Building a Model Using Tensorflow and Keras

Translating even a simple deep learning idea into code can be a nightmare with all the matrix calculus that needs to done. Luckily, the AI community has developed tools like Tensorflow and Keras to make this much easier (doubly so now that Tensorflow has chosen to adopt Keras as its primary API in tf.keras). It’s now possible for programmers without formal training (let alone knowledge of what matrix calculus is or how it works) to apply deep learning methods to a wide array of problems. While the quality of documentation is not always great, the abundance of online courses and tutorials (I personally recommend DeepLearning.ai’s Coursera specialization) bring these methods within reach for a self-learner willing to “get their hands dirty.”

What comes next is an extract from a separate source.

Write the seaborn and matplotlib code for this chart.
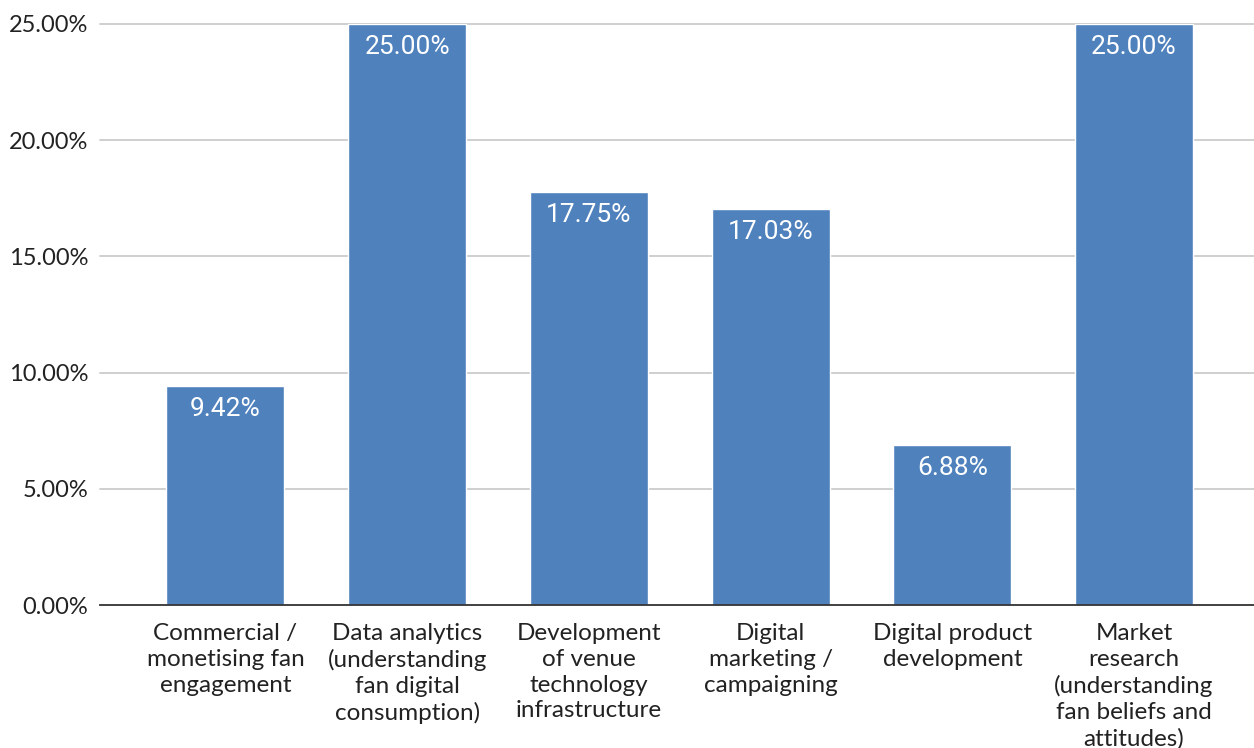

As a result, while we could focus on all the mathematical details of how the model architecture we’ll be using works, the reality is its unnecessary. What we need to focus on are what the main components of the model are and what they do:

Model Architecture
  1. The model converts the words in the title into vectors of numbers called Word Embeddings using the Keras Embedding layer. This provides the numerical input that a mathematical model can understand.
  2. The sequence of word embeddings representing the abstract is then fed to a bidirectional recurrent neural network based on Gated Recurrent Units (enabled by using a combination of the Keras Bidirectional layer wrapper and the Keras GRU layer). This is a deep learning architecture that is known to be good at understanding sequences of things, something which is valuable in language tasks (where you need to differentiate between “the dog sat on the chair” and “the chair sat on the dog” even though they both use the same words).
  3. The Bidirectional GRU layer outputs a single vector of numbers (actually two which are concatenated but that is done behind the scenes) which is then fed through a Dropout layer to help reduce overfitting (where an algorithm learns to “memorize” the data it sees instead of a relationship).
  4. The result of step 3 is then fed through a single layer feedforward neural network (using the Keras Dense layer) which results in another vector which can be thought of as “the algorithm’s understanding of the title”
  5. Repeat steps #1-4 (using the same embedding layer from #1) with the words in the abstract
  6. Combine the outputs for the abstract (step 4) and title (step 5) by literally sticking the two vectors together to make one larger vector — and then run this combination through a 2-layer feedforward neural network (which will “combine” the “understanding” the algorithm has developed of both the abstract and the title) with an intervening Dropout layer (to guard against overfitting).
  7. The final layer should output a single number using a sigmoid activation because the model is trying to learn to predict a binary outcome (is this paper in a top-tier journal [1] or not [0])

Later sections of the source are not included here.